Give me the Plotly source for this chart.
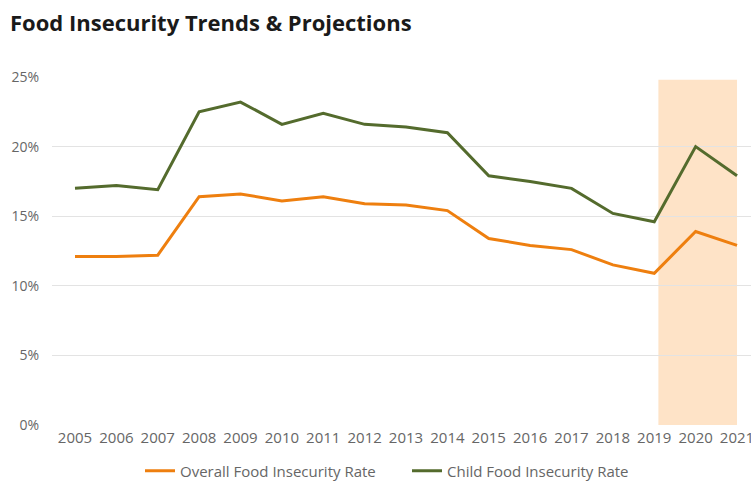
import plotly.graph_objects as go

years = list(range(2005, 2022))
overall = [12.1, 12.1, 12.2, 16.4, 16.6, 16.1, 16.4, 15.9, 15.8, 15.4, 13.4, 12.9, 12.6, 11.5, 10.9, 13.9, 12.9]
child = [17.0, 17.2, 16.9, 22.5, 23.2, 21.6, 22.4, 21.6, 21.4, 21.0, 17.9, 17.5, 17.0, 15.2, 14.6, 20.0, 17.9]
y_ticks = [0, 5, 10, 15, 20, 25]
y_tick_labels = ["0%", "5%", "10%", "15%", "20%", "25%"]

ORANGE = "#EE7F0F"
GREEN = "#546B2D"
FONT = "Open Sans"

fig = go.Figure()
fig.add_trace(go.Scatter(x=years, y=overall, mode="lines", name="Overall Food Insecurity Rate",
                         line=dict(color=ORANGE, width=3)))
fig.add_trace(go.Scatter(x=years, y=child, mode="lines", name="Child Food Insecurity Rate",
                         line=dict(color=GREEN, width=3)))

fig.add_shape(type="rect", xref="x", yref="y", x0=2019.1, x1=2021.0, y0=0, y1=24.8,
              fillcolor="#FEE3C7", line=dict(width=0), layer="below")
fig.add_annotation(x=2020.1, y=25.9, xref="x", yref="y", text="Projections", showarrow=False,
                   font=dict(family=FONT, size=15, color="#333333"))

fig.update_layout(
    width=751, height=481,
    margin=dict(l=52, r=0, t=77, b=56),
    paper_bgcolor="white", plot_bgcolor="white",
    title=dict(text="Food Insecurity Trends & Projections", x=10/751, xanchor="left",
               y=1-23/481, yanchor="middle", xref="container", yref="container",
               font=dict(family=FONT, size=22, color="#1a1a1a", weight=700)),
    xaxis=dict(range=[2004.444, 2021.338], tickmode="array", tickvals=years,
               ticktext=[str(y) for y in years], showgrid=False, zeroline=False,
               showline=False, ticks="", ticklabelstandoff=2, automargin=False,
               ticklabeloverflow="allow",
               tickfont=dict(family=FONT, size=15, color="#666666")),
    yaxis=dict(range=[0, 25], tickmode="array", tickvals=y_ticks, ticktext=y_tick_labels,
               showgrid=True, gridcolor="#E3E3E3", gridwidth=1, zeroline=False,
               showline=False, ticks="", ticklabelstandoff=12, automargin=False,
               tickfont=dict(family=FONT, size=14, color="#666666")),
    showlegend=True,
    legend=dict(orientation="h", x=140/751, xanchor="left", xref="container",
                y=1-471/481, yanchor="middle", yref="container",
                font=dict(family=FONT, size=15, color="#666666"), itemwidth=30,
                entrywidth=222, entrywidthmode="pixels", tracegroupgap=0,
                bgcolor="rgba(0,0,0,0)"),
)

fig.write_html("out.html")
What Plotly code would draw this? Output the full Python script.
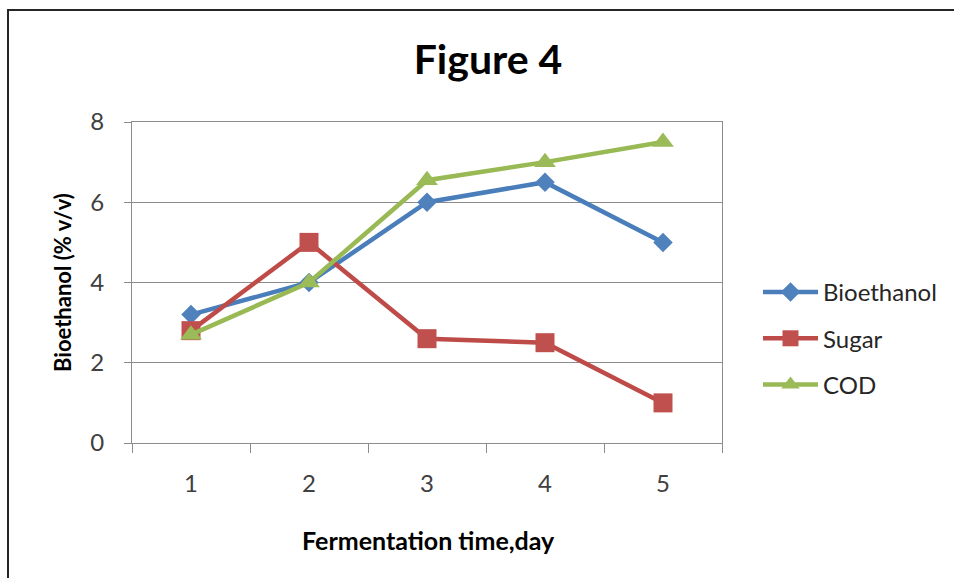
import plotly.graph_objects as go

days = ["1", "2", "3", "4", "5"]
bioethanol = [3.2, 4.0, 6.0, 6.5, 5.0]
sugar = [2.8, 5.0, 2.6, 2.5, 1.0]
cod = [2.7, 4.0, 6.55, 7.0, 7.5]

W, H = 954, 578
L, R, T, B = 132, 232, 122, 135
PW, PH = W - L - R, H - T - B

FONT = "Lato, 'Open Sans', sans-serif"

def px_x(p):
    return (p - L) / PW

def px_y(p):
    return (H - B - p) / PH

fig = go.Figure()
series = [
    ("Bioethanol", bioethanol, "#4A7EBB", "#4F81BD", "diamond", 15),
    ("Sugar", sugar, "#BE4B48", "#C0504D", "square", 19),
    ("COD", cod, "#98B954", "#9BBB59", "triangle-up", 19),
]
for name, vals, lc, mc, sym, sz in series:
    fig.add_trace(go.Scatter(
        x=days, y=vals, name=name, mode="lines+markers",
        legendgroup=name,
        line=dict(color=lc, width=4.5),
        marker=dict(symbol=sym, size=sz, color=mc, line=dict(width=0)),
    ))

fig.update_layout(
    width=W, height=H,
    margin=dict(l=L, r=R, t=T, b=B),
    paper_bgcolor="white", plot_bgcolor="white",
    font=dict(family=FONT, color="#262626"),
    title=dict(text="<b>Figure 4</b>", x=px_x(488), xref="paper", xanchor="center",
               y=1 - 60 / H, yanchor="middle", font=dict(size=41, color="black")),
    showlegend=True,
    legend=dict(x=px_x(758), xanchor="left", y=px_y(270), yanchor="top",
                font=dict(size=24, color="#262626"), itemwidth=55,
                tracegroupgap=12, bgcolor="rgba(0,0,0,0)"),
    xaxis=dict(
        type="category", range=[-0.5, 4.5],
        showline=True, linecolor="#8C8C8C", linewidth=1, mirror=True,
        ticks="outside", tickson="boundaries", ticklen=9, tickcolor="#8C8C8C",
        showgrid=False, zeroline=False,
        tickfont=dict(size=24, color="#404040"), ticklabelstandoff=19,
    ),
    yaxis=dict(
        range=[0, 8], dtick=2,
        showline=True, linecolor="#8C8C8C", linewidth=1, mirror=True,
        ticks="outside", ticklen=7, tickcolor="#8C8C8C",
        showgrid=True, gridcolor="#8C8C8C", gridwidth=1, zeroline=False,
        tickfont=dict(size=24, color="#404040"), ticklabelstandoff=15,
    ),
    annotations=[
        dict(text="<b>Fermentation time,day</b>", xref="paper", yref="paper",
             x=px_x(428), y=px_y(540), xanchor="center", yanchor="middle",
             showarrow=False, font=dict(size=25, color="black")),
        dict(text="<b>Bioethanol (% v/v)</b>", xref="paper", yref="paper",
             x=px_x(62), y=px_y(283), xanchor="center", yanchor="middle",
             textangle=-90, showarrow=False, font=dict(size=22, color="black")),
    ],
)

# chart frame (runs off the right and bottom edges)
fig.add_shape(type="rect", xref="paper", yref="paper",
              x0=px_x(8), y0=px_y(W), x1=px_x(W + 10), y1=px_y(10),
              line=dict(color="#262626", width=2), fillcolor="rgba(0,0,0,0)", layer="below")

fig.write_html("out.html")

────────────────

## WHAT TO PRODUCE
Reproduce each line exactly, please, except for any pictures.

## SOLUTION FOR THIS EXERCISE
Give me the Plotly source for this chart.
import plotly.graph_objects as go

years = list(range(2005, 2022))
overall = [12.1, 12.1, 12.2, 16.4, 16.6, 16.1, 16.4, 15.9, 15.8, 15.4, 13.4, 12.9, 12.6, 11.5, 10.9, 13.9, 12.9]
child = [17.0, 17.2, 16.9, 22.5, 23.2, 21.6, 22.4, 21.6, 21.4, 21.0, 17.9, 17.5, 17.0, 15.2, 14.6, 20.0, 17.9]
y_ticks = [0, 5, 10, 15, 20, 25]
y_tick_labels = ["0%", "5%", "10%", "15%", "20%", "25%"]

ORANGE = "#EE7F0F"
GREEN = "#546B2D"
FONT = "Open Sans"

fig = go.Figure()
fig.add_trace(go.Scatter(x=years, y=overall, mode="lines", name="Overall Food Insecurity Rate",
                         line=dict(color=ORANGE, width=3)))
fig.add_trace(go.Scatter(x=years, y=child, mode="lines", name="Child Food Insecurity Rate",
                         line=dict(color=GREEN, width=3)))

fig.add_shape(type="rect", xref="x", yref="y", x0=2019.1, x1=2021.0, y0=0, y1=24.8,
              fillcolor="#FEE3C7", line=dict(width=0), layer="below")
fig.add_annotation(x=2020.1, y=25.9, xref="x", yref="y", text="Projections", showarrow=False,
                   font=dict(family=FONT, size=15, color="#333333"))

fig.update_layout(
    width=751, height=481,
    margin=dict(l=52, r=0, t=77, b=56),
    paper_bgcolor="white", plot_bgcolor="white",
    title=dict(text="Food Insecurity Trends & Projections", x=10/751, xanchor="left",
               y=1-23/481, yanchor="middle", xref="container", yref="container",
               font=dict(family=FONT, size=22, color="#1a1a1a", weight=700)),
    xaxis=dict(range=[2004.444, 2021.338], tickmode="array", tickvals=years,
               ticktext=[str(y) for y in years], showgrid=False, zeroline=False,
               showline=False, ticks="", ticklabelstandoff=2, automargin=False,
               ticklabeloverflow="allow",
               tickfont=dict(family=FONT, size=15, color="#666666")),
    yaxis=dict(range=[0, 25], tickmode="array", tickvals=y_ticks, ticktext=y_tick_labels,
               showgrid=True, gridcolor="#E3E3E3", gridwidth=1, zeroline=False,
               showline=False, ticks="", ticklabelstandoff=12, automargin=False,
               tickfont=dict(family=FONT, size=14, color="#666666")),
    showlegend=True,
    legend=dict(orientation="h", x=140/751, xanchor="left", xref="container",
                y=1-471/481, yanchor="middle", yref="container",
                font=dict(family=FONT, size=15, color="#666666"), itemwidth=30,
                entrywidth=222, entrywidthmode="pixels", tracegroupgap=0,
                bgcolor="rgba(0,0,0,0)"),
)

fig.write_html("out.html")
What Plotly code would draw this? Output the full Python script.
import plotly.graph_objects as go

days = ["1", "2", "3", "4", "5"]
bioethanol = [3.2, 4.0, 6.0, 6.5, 5.0]
sugar = [2.8, 5.0, 2.6, 2.5, 1.0]
cod = [2.7, 4.0, 6.55, 7.0, 7.5]

W, H = 954, 578
L, R, T, B = 132, 232, 122, 135
PW, PH = W - L - R, H - T - B

FONT = "Lato, 'Open Sans', sans-serif"

def px_x(p):
    return (p - L) / PW

def px_y(p):
    return (H - B - p) / PH

fig = go.Figure()
series = [
    ("Bioethanol", bioethanol, "#4A7EBB", "#4F81BD", "diamond", 15),
    ("Sugar", sugar, "#BE4B48", "#C0504D", "square", 19),
    ("COD", cod, "#98B954", "#9BBB59", "triangle-up", 19),
]
for name, vals, lc, mc, sym, sz in series:
    fig.add_trace(go.Scatter(
        x=days, y=vals, name=name, mode="lines+markers",
        legendgroup=name,
        line=dict(color=lc, width=4.5),
        marker=dict(symbol=sym, size=sz, color=mc, line=dict(width=0)),
    ))

fig.update_layout(
    width=W, height=H,
    margin=dict(l=L, r=R, t=T, b=B),
    paper_bgcolor="white", plot_bgcolor="white",
    font=dict(family=FONT, color="#262626"),
    title=dict(text="<b>Figure 4</b>", x=px_x(488), xref="paper", xanchor="center",
               y=1 - 60 / H, yanchor="middle", font=dict(size=41, color="black")),
    showlegend=True,
    legend=dict(x=px_x(758), xanchor="left", y=px_y(270), yanchor="top",
                font=dict(size=24, color="#262626"), itemwidth=55,
                tracegroupgap=12, bgcolor="rgba(0,0,0,0)"),
    xaxis=dict(
        type="category", range=[-0.5, 4.5],
        showline=True, linecolor="#8C8C8C", linewidth=1, mirror=True,
        ticks="outside", tickson="boundaries", ticklen=9, tickcolor="#8C8C8C",
        showgrid=False, zeroline=False,
        tickfont=dict(size=24, color="#404040"), ticklabelstandoff=19,
    ),
    yaxis=dict(
        range=[0, 8], dtick=2,
        showline=True, linecolor="#8C8C8C", linewidth=1, mirror=True,
        ticks="outside", ticklen=7, tickcolor="#8C8C8C",
        showgrid=True, gridcolor="#8C8C8C", gridwidth=1, zeroline=False,
        tickfont=dict(size=24, color="#404040"), ticklabelstandoff=15,
    ),
    annotations=[
        dict(text="<b>Fermentation time,day</b>", xref="paper", yref="paper",
             x=px_x(428), y=px_y(540), xanchor="center", yanchor="middle",
             showarrow=False, font=dict(size=25, color="black")),
        dict(text="<b>Bioethanol (% v/v)</b>", xref="paper", yref="paper",
             x=px_x(62), y=px_y(283), xanchor="center", yanchor="middle",
             textangle=-90, showarrow=False, font=dict(size=22, color="black")),
    ],
)

# chart frame (runs off the right and bottom edges)
fig.add_shape(type="rect", xref="paper", yref="paper",
              x0=px_x(8), y0=px_y(W), x1=px_x(W + 10), y1=px_y(10),
              line=dict(color="#262626", width=2), fillcolor="rgba(0,0,0,0)", layer="below")

fig.write_html("out.html")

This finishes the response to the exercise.